Usulan Prabowo Subianto untuk membentuk kabinet dengan 40 menteri pada periode pemerintahannya ke depan mengundang berbagai pandangan dari kalangan politik, akademisi, dan masyarakat. Langkah ini, yang menyimpang dari batas maksimal 34 menteri sebagaimana diatur dalam UU Nomor 39 Tahun 2008 tentang Kementerian Negara, memicu pertanyaan tentang apakah kebijakan ini demi kepentingan rakyat atau lebih untuk mengakomodasi kepentingan kelompok politik tertentu.

Sebagai salah satu aktor politik terkemuka di Indonesia, Prabowo Subianto telah bertransformasi dari lawan politik menjadi bagian integral dari pemerintahan Jokowi sejak menjabat sebagai Menteri Pertahanan. Pengalaman ini memberikan pandangan berbeda mengenai langkah politik akomodatif yang diambilnya. Dengan latar belakang tersebut, mari kita telaah strategi politik akomodatif dalam konteks kepentingan rakyat dan kelompok, serta implikasinya terhadap pemerintahan.

Politik Akomodatif

Menurut Giovanni Sartori dalam Parties and Party Systems: A Framework for Analysis (1976), politik akomodatif merujuk pada pendekatan di mana berbagai kelompok politik yang berbeda, termasuk oposisi, diakomodasi dalam pemerintahan untuk menciptakan stabilitas dan mengurangi konflik. Hal ini sejalan dengan prinsip pluralisme politik, di mana pemerintahan berusaha untuk menciptakan konsensus di antara berbagai kekuatan politik. Dalam konteks ini, keputusan Prabowo untuk memperluas kabinetnya bisa dipahami sebagai upaya untuk merangkul berbagai kelompok politik dan memastikan stabilitas politik yang lebih luas.

Namun, Arend Lijphart, dalam bukunya Patterns of Democracy (1999), memperingatkan bahwa politik akomodatif bisa memiliki risiko menjadi sekadar bagi-bagi kursi untuk menjaga dukungan politik tanpa memberikan hasil nyata bagi rakyat. Ketika pengangkatan menteri lebih difokuskan pada kepentingan kelompok tertentu, ada bahaya bahwa efisiensi pemerintahan akan terganggu dan kebijakan yang dihasilkan cenderung tidak berpihak pada kepentingan publik.

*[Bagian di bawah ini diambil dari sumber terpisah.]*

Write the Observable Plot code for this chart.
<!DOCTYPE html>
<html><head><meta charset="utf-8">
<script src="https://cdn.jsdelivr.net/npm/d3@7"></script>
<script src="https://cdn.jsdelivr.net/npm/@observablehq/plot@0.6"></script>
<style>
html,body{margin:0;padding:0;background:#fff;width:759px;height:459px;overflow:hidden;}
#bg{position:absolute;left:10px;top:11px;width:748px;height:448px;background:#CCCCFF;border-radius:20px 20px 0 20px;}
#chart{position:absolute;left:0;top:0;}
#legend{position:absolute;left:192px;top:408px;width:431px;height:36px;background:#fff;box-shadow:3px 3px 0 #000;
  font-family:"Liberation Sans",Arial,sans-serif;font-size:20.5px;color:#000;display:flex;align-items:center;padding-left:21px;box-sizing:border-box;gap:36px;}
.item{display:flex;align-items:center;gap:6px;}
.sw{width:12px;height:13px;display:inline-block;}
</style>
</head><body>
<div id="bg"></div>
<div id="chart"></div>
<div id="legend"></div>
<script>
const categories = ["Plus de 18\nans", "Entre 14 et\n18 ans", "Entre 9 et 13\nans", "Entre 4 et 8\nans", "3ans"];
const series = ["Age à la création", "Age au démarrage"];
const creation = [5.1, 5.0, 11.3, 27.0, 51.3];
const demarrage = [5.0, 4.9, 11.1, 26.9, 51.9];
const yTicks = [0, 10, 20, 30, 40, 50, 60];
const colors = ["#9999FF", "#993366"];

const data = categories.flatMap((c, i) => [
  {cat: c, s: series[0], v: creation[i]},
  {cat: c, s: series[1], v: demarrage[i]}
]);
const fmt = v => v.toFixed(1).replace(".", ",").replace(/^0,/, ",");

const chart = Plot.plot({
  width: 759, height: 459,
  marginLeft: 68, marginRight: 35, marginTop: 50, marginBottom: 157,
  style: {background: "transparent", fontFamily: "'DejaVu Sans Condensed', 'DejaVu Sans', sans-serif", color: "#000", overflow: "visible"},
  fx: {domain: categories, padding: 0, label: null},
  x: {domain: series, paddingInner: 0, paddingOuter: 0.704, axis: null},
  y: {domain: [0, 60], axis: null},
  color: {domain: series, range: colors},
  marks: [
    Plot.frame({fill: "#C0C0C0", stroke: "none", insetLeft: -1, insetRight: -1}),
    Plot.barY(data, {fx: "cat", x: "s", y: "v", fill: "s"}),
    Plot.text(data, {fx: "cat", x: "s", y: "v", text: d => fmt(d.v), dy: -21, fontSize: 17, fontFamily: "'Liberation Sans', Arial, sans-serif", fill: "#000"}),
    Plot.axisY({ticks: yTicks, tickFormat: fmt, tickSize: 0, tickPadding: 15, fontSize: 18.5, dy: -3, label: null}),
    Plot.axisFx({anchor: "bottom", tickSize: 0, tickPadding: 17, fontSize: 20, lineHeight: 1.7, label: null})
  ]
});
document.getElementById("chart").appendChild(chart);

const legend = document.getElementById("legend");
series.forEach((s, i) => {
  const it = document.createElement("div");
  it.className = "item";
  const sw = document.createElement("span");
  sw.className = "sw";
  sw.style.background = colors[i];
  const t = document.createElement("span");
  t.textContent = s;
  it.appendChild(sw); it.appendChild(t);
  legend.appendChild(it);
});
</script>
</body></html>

Rencana Kabinet Prabowo dan Kepentingan Rakyat

Langkah Prabowo untuk mengusulkan 40 kementerian, termasuk kementerian baru seperti Kementerian Pangan Nasional dan Kementerian Perpajakan dan Penerimaan Negara, mencerminkan keinginannya untuk memperkuat pemerintahan di bidang-bidang yang dianggap strategis bagi pembangunan nasional. Sebagai negara dengan populasi yang besar dan wilayah yang luas, Indonesia memang membutuhkan perhatian khusus pada sektor-sektor ini. Penguatan struktur kabinet diharapkan dapat meningkatkan kinerja pemerintah dalam menghadapi tantangan yang lebih kompleks di masa mendatang.

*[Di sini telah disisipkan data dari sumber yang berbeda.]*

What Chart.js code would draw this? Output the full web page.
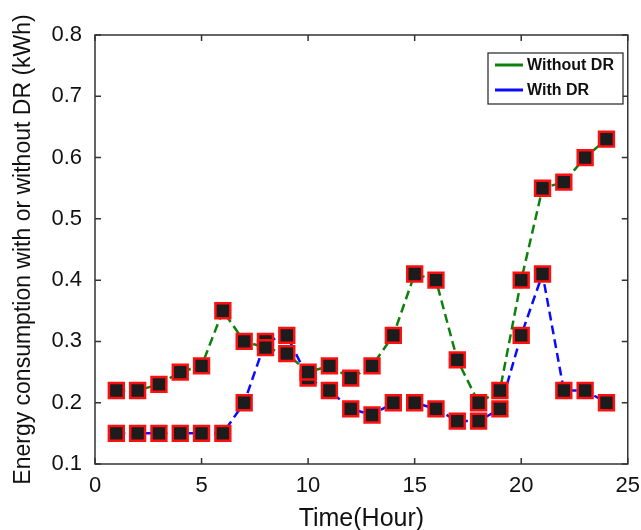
<!DOCTYPE html>
<html>
<head>
<meta charset="utf-8">
<script src="https://cdn.jsdelivr.net/npm/chart.js@4.4.1/dist/chart.umd.min.js"></script>
<style>
  html, body { margin: 0; padding: 0; background: #fff; }
  #wrap { width: 641px; height: 530px; }
</style>
</head>
<body>
<div id="wrap"><canvas id="chartDR" width="641" height="530"></canvas></div>
<script>
// --- data ---
const hours = [1, 2, 3, 4, 5, 6, 7, 8, 9, 10, 11, 12, 13, 14, 15, 16, 17, 18, 19, 20, 21, 22, 23, 24];
const withoutDR = [0.22, 0.22, 0.23, 0.25, 0.26, 0.35, 0.30, 0.29, 0.28, 0.25, 0.26, 0.24,
                   0.26, 0.31, 0.41, 0.40, 0.27, 0.20, 0.22, 0.40, 0.55, 0.56, 0.60, 0.63];
const withDR = [0.15, 0.15, 0.15, 0.15, 0.15, 0.15, 0.20, 0.30, 0.31, 0.24, 0.22, 0.19,
                0.18, 0.20, 0.20, 0.19, 0.17, 0.17, 0.19, 0.31, 0.41, 0.22, 0.22, 0.20];
const seriesLabels = ['Without DR', 'With DR'];
const xTicks = [0, 5, 10, 15, 20, 25];
const yTicks = [0.1, 0.2, 0.3, 0.4, 0.5, 0.6, 0.7, 0.8];

const COLORS = {
    green: '#0b800b',
    blue: '#0a0aff',
    marker: '#ff1010',
    markerFill: '#1c1c1c',
    axis: '#333333',
    text: '#111111'
};
const FONT = "Arial, 'Liberation Sans', sans-serif";

const toPoints = (vals) => vals.map((v, i) => ({ x: hours[i], y: v }));

function lineSet(label, vals, color) {
    return {
        label: label,
        data: toPoints(vals),
        borderColor: color,
        borderWidth: 2.5,
        borderDash: [9, 5],
        tension: 0,
        fill: false,
        pointStyle: 'rect',
        pointRadius: 10.5,
        pointBorderWidth: 2.5,
        pointBorderColor: COLORS.marker,
        pointBackgroundColor: COLORS.markerFill
    };
}

// Box around plot area with MATLAB-style inward ticks on all sides
const boxPlugin = {
    id: 'boxTicks',
    beforeDatasetsDraw(chart) {
        const { ctx, chartArea: a, scales: { x, y } } = chart;
        const len = 6;
        ctx.save();
        ctx.strokeStyle = COLORS.axis;
        ctx.lineWidth = 1.5;
        ctx.strokeRect(a.left, a.top, a.right - a.left, a.bottom - a.top);
        ctx.beginPath();
        xTicks.forEach(t => {
            const px = x.getPixelForValue(t);
            ctx.moveTo(px, a.bottom); ctx.lineTo(px, a.bottom - len);
            ctx.moveTo(px, a.top); ctx.lineTo(px, a.top + len);
        });
        yTicks.forEach(t => {
            const py = y.getPixelForValue(t);
            ctx.moveTo(a.left, py); ctx.lineTo(a.left + len, py);
            ctx.moveTo(a.right, py); ctx.lineTo(a.right - len, py);
        });
        ctx.stroke();
        ctx.restore();
    }
};

// Legend box inside the plot, top right
const legendPlugin = {
    id: 'boxLegend',
    afterDraw(chart) {
        const { ctx } = chart;
        const bx = 488, by = 53, bw = 135, bh = 51;
        ctx.save();
        ctx.fillStyle = '#fff';
        ctx.fillRect(bx, by, bw, bh);
        ctx.strokeStyle = '#222';
        ctx.lineWidth = 1.2;
        ctx.strokeRect(bx, by, bw, bh);
        ctx.font = 'bold 16px ' + FONT;
        ctx.textBaseline = 'middle';
        chart.data.datasets.forEach((ds, i) => {
            const ly = by + 12 + i * 25;
            ctx.strokeStyle = ds.borderColor;
            ctx.lineWidth = 3;
            ctx.beginPath();
            ctx.moveTo(bx + 7, ly); ctx.lineTo(bx + 35, ly);
            ctx.stroke();
            ctx.fillStyle = COLORS.text;
            ctx.fillText(ds.label, bx + 39, ly + 1);
        });
        ctx.restore();
    }
};

new Chart(document.getElementById('chartDR'), {
    type: 'line',
    data: {
        datasets: [
            lineSet(seriesLabels[0], withoutDR, COLORS.green),
            lineSet(seriesLabels[1], withDR, COLORS.blue)
        ]
    },
    options: {
        responsive: false,
        animation: false,
        devicePixelRatio: 1,
        layout: { padding: { top: 35, right: 4, left: 0, bottom: 0 } },
        plugins: { legend: { display: false }, tooltip: { enabled: false } },
        scales: {
            x: {
                type: 'linear',
                min: 0, max: 25,
                grid: { display: false },
                border: { display: false },
                afterBuildTicks: (s) => { s.ticks = xTicks.map(v => ({ value: v })); },
                afterFit: (s) => { s.height = 66; },
                ticks: {
                    padding: 1,
                    color: COLORS.text,
                    font: { family: FONT, size: 22 },
                    maxRotation: 0,
                    callback: (v) => String(v)
                },
                title: {
                    display: true,
                    text: 'Time(Hour)',
                    color: COLORS.text,
                    font: { family: FONT, size: 25 },
                    padding: { top: 0, bottom: -4 }
                }
            },
            y: {
                min: 0.1, max: 0.8,
                grid: { display: false },
                border: { display: false },
                afterBuildTicks: (s) => { s.ticks = yTicks.map(v => ({ value: v })); },
                afterFit: (s) => { s.width = 95; },
                ticks: {
                    padding: 5,
                    color: COLORS.text,
                    font: { family: FONT, size: 22 },
                    callback: (v) => Number(v).toFixed(1)
                },
                title: {
                    display: true,
                    text: 'Energy consumption with or without DR (kWh)',
                    color: COLORS.text,
                    font: { family: FONT, size: 23 },
                    padding: { top: 10, bottom: 0 }
                }
            }
        }
    },
    plugins: [boxPlugin, legendPlugin]
});
</script>
</body>
</html>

Namun, perlu diingat bahwa penambahan kementerian harus sejalan dengan prinsip efisiensi dan efektifitas. Seperti yang dikemukakan oleh David Easton dalam teori Political System, keberhasilan pemerintahan diukur dari sejauh mana sistem politik dapat merespon input dari masyarakat dan menghasilkan output yang sesuai dengan kebutuhan rakyat. Jika penambahan kementerian hanya bertujuan untuk mengakomodasi kepentingan politik, maka efektivitas pemerintahan bisa dipertanyakan.

Selain itu, menurut Max Weber dalam konsepnya tentang birokrasi, pemerintahan yang efektif adalah pemerintahan yang mampu menjalankan tugas-tugasnya dengan birokrasi yang rasional, efisien, dan sesuai dengan aturan yang jelas. Dalam konteks ini, jika penambahan menteri hanya menghasilkan pembengkakan birokrasi tanpa peningkatan kinerja, maka kebijakan ini bisa dianggap kontra produktif bagi kepentingan rakyat.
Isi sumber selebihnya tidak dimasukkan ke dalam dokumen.